What is required = Copy each line of the entries beneath that contains the word "chart".

(Records with drawing code)
....

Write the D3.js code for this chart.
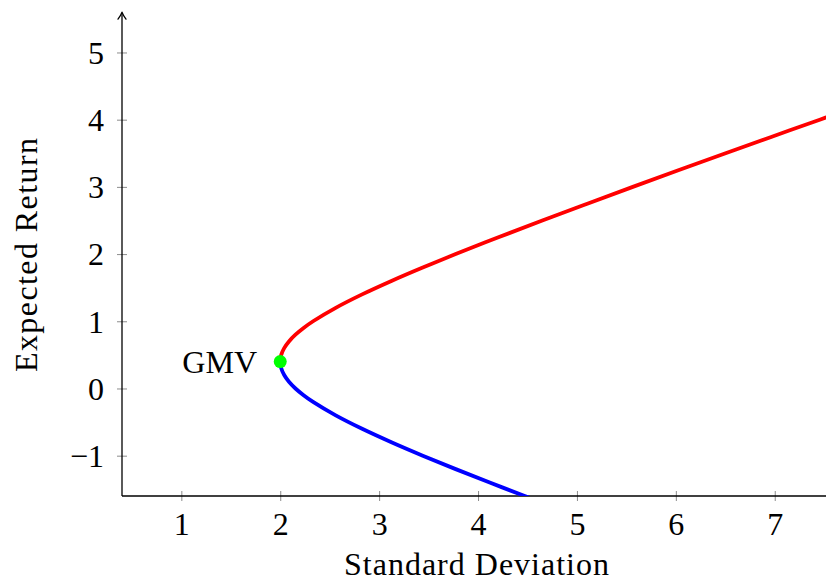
<!DOCTYPE html>
<html>
<head>
<meta charset="utf-8">
<script src="https://cdn.jsdelivr.net/npm/d3@7"></script>
<style>
  html, body { margin: 0; padding: 0; background: #fff; }
  svg { display: block; }
  text { font-family: "Liberation Serif", "Times New Roman", serif; fill: #000; }
</style>
</head>
<body>
<div id="chart"></div>
<script>
// ---- data ----
const xTicks = [1, 2, 3, 4, 5, 6, 7];
const yTicks = [-1, 0, 1, 2, 3, 4, 5];
const xLabel = "Standard Deviation";
const yLabel = "Expected Return";
const gmvLabel = "GMV";
const gmvPoint = { sd: 2.0, ret: 0.4 };
// upper (efficient) branch: [standard deviation, expected return]
const upperSd  = [2.000, 2.010, 2.040, 2.088, 2.154, 2.236, 2.332, 2.561, 2.828, 3.124, 3.441, 3.774, 4.206, 4.650, 5.105, 5.565, 6.032, 6.503, 6.978, 7.455, 7.646];
const upperRet = [0.40, 0.50, 0.60, 0.70, 0.80, 0.90, 1.00, 1.20, 1.40, 1.60, 1.80, 2.00, 2.25, 2.50, 2.75, 3.00, 3.25, 3.50, 3.75, 4.00, 4.10];
// lower (inefficient) branch
const lowerSd  = [2.000, 2.010, 2.040, 2.088, 2.154, 2.236, 2.332, 2.561, 2.828, 3.124, 3.441, 3.774, 4.118, 4.472, 4.652];
const lowerRet = [0.40, 0.30, 0.20, 0.10, 0.00, -0.10, -0.20, -0.40, -0.60, -0.80, -1.00, -1.20, -1.40, -1.60, -1.70];

// ---- layout ----
const W = 826, H = 581;
const left = 122, bottom = 496;
const xDomain = [0.4, 7.6], yDomain = [-1.6, 5.6];
const pxPerX = 98.9, pxPerY = 67.2;

const x = d3.scaleLinear().domain(xDomain)
  .range([left, left + (xDomain[1] - xDomain[0]) * pxPerX]);
const y = d3.scaleLinear().domain(yDomain)
  .range([bottom, bottom - (yDomain[1] - yDomain[0]) * pxPerY]);

const svg = d3.select("#chart").append("svg")
  .attr("width", W).attr("height", H);

svg.append("defs").append("clipPath").attr("id", "plotclip")
  .append("rect")
  .attr("x", x(xDomain[0])).attr("y", y(yDomain[1]))
  .attr("width", x(xDomain[1]) - x(xDomain[0]))
  .attr("height", y(yDomain[0]) - y(yDomain[1]));

// ---- axes ----
const fmt = d3.format("");
const xAxis = svg.append("g")
  .attr("transform", `translate(0,${bottom})`)
  .call(d3.axisBottom(x).tickValues(xTicks).tickFormat(fmt).tickSize(5).tickSizeOuter(0));
xAxis.select(".domain").remove();
xAxis.selectAll(".tick line").attr("y1", -5).attr("y2", 5)
  .attr("stroke", "#8c8c8c").attr("stroke-width", 1);
xAxis.selectAll(".tick text")
  .attr("y", 39).attr("dy", 0)
  .style("font-size", "32px").attr("fill", "#000");

const yAxis = svg.append("g")
  .attr("transform", `translate(${left},0)`)
  .call(d3.axisLeft(y).tickValues(yTicks).tickFormat(d => d < 0 ? "\u2212" + Math.abs(d) : String(d)).tickSize(5).tickSizeOuter(0));
yAxis.select(".domain").remove();
yAxis.selectAll(".tick line").attr("x1", -5).attr("x2", 5)
  .attr("stroke", "#8c8c8c").attr("stroke-width", 1);
yAxis.selectAll(".tick text")
  .attr("x", -18).attr("dy", "0.34em")
  .style("font-size", "32px").attr("fill", "#000");

// axis lines
svg.append("line")
  .attr("x1", left).attr("x2", W + 10)
  .attr("y1", bottom).attr("y2", bottom)
  .attr("stroke", "#000").attr("stroke-width", 1.3);
const yTop = y(yDomain[1]);
svg.append("line")
  .attr("x1", left).attr("x2", left)
  .attr("y1", bottom).attr("y2", yTop + 1)
  .attr("stroke", "#000").attr("stroke-width", 1.3);
// arrow head on y axis
svg.append("path")
  .attr("d", `M${left - 4},${yTop + 7} Q${left - 1},${yTop + 3} ${left},${yTop} Q${left + 1},${yTop + 3} ${left + 4},${yTop + 7}`)
  .attr("fill", "none").attr("stroke", "#000").attr("stroke-width", 1.3)
  .attr("stroke-linecap", "round").attr("stroke-linejoin", "round");

// ---- curves ----
const line = d3.line().x(d => x(d[0])).y(d => y(d[1])).curve(d3.curveCatmullRom);
const upper = upperSd.map((s, i) => [s, upperRet[i]]);
const lower = lowerSd.map((s, i) => [s, lowerRet[i]]);

const plot = svg.append("g").attr("clip-path", "url(#plotclip)");
plot.append("path").datum(lower).attr("d", line)
  .attr("fill", "none").attr("stroke", "#0000ff").attr("stroke-width", 3.8);
plot.append("path").datum(upper).attr("d", line)
  .attr("fill", "none").attr("stroke", "#ff0000").attr("stroke-width", 3.8);

svg.append("circle")
  .attr("cx", x(gmvPoint.sd)).attr("cy", y(gmvPoint.ret)).attr("r", 6.5)
  .attr("fill", "#00ff00");

svg.append("text")
  .attr("x", x(gmvPoint.sd) - 23).attr("y", y(gmvPoint.ret) + 11)
  .attr("text-anchor", "end")
  .attr("textLength", 75).attr("lengthAdjust", "spacingAndGlyphs")
  .style("font-size", "32px")
  .text(gmvLabel);

// ---- axis labels ----
svg.append("text")
  .attr("x", 344).attr("y", 575)
  .attr("textLength", 265).attr("lengthAdjust", "spacing")
  .style("font-size", "32px")
  .text(xLabel);

svg.append("text")
  .attr("transform", "translate(37,372) rotate(-90)")
  .attr("x", 0).attr("y", 0)
  .attr("textLength", 234).attr("lengthAdjust", "spacing")
  .style("font-size", "32px")
  .text(yLabel);
</script>
</body>
</html>
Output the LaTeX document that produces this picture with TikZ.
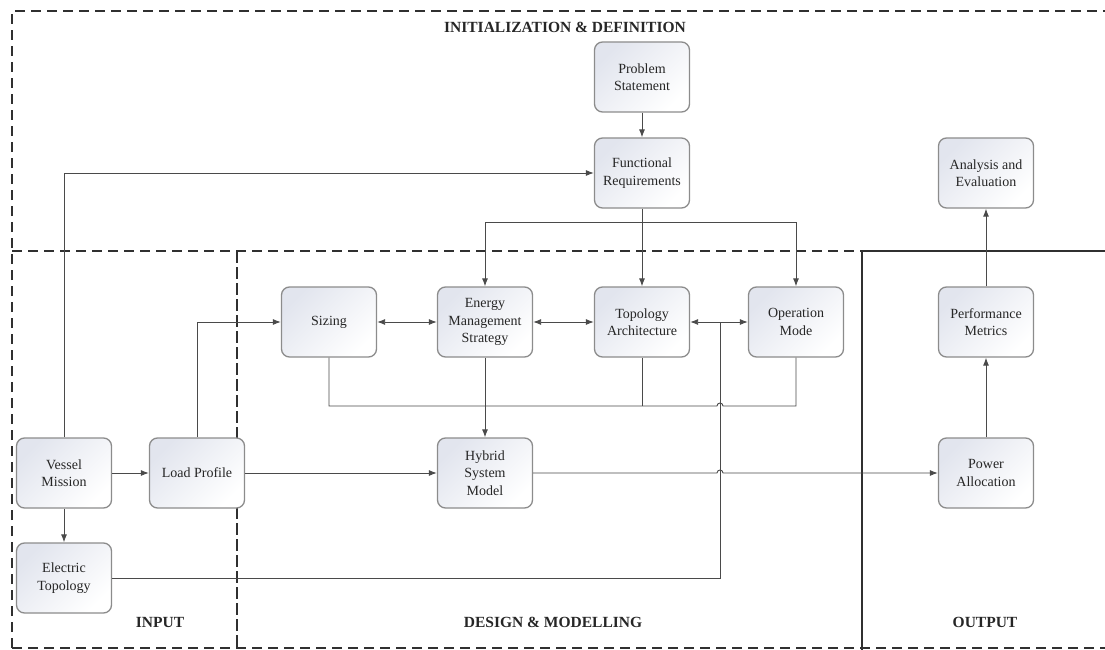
\documentclass[tikz,border=0pt]{standalone}
\usepackage{fontspec}
\setmainfont{Liberation Serif}
\usetikzlibrary{arrows.meta}
\definecolor{boxedge}{HTML}{8C8C8C}
\definecolor{boxshade}{HTML}{E2E5EE}
\definecolor{linegray}{HTML}{4A4A4A}
\definecolor{framegray}{HTML}{303030}
\begin{document}
\begin{tikzpicture}[x=1pt,y=-1pt,
  blockbox/.style={draw=boxedge, line width=1.3pt, rounded corners=8pt,
    minimum width=95pt, minimum height=70pt, inner sep=2pt, align=center,
    font=\fontsize{14}{17.5}\selectfont, text=black!85,
    top color=boxshade, bottom color=white, shading angle=45},
  link/.style={draw=linegray, line width=0.9pt},
  arr/.style={link, -{Latex[length=8pt,width=6pt]}},
  biarr/.style={link, {Latex[length=8pt,width=6pt]}-{Latex[length=8pt,width=6pt]}},
  frameline/.style={draw=framegray, line width=2.2pt, dash pattern=on 10pt off 6pt},
  solidframe/.style={draw=framegray, line width=2pt},
  region/.style={font=\bfseries\fontsize{15.5}{18}\selectfont, text=black!85}]

\useasboundingbox (0,0) rectangle (1105,650);

% section frames
\draw[frameline] (12,648) -- (12,11) -- (1105,11);
\draw[frameline] (12,251) -- (862,251);
\draw[solidframe] (862,251) -- (1105,251);
\draw[frameline, dash pattern=on 12pt off 4pt] (237,251) -- (237,650);
\draw[solidframe] (862,251) -- (862,650);
\draw[frameline] (12,648) -- (1105,648);

% section titles
\node[region] (tinit) at (565,27) {INITIALIZATION \& DEFINITION};
\node[region] (tin)   at (160,622) {INPUT};
\node[region] (tdes)  at (553,622) {DESIGN \& MODELLING};
\node[region] (tout)  at (985,622) {OUTPUT};

% blocks
\node[blockbox] (ps)  at (642,77)  {Problem\\Statement};
\node[blockbox] (fr)  at (642,173) {Functional\\Requirements};
\node[blockbox] (ae)  at (986,173) {Analysis and\\Evaluation};
\node[blockbox] (sz)  at (329,322) {Sizing};
\node[blockbox] (ems) at (485,322) {Energy\\Management\\Strategy};
\node[blockbox] (ta)  at (642,322) {Topology\\Architecture};
\node[blockbox] (om)  at (796,322) {Operation\\Mode};
\node[blockbox] (pm)  at (986,322) {Performance\\Metrics};
\node[blockbox] (vm)  at (64,473)  {Vessel\\Mission};
\node[blockbox] (lp)  at (197,473) {Load Profile};
\node[blockbox] (hsm) at (485,473) {Hybrid\\System\\Model};
\node[blockbox] (pa)  at (986,473) {Power\\Allocation};
\node[blockbox] (et)  at (64,578)  {Electric\\Topology};

% junction points
\coordinate (frs) at (642,222);
\coordinate (bus) at (560,406);
\coordinate (jx)  at (720,322);

% initialization links
\draw[arr] (ps) -- (fr);
\draw[arr] (vm.north) |- (fr.west);
\draw[link] (fr.south) -- (frs);
\draw[arr] (frs) -- (ta.north);
\draw[arr] (frs) -| (ems.north);
\draw[arr] (frs) -| (om.north);

% design links
\draw[biarr] (sz) -- (ems);
\draw[biarr] (ems) -- (ta);
\draw[biarr] (ta) -- (om);
\draw[arr] (lp.north) |- (sz.west);
\draw[arr] (ems) -- (hsm);
\draw[link] (sz.south) -- (sz.south |- bus) -- (717,406)
  arc[start angle=180, end angle=360, radius=3] -- (om.south |- bus) -- (om.south);
\draw[link] (ta.south) -- (ta.south |- bus);
\draw[link] (et.east) -- (jx |- et.east) -- (jx);

% input links
\draw[arr] (vm) -- (lp);
\draw[arr] (vm) -- (et);
\draw[arr] (lp) -- (hsm);

% output links
\draw[arr] (hsm.east) -- (717,473)
  arc[start angle=180, end angle=360, radius=3] -- (pa.west);
\draw[arr] (pa) -- (pm);
\draw[arr] (pm) -- (ae);

\end{tikzpicture}
\end{document}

....

Task result =
Write the D3.js code for this chart.
<div id="chart"></div>
const svg = d3.select("#chart").append("svg")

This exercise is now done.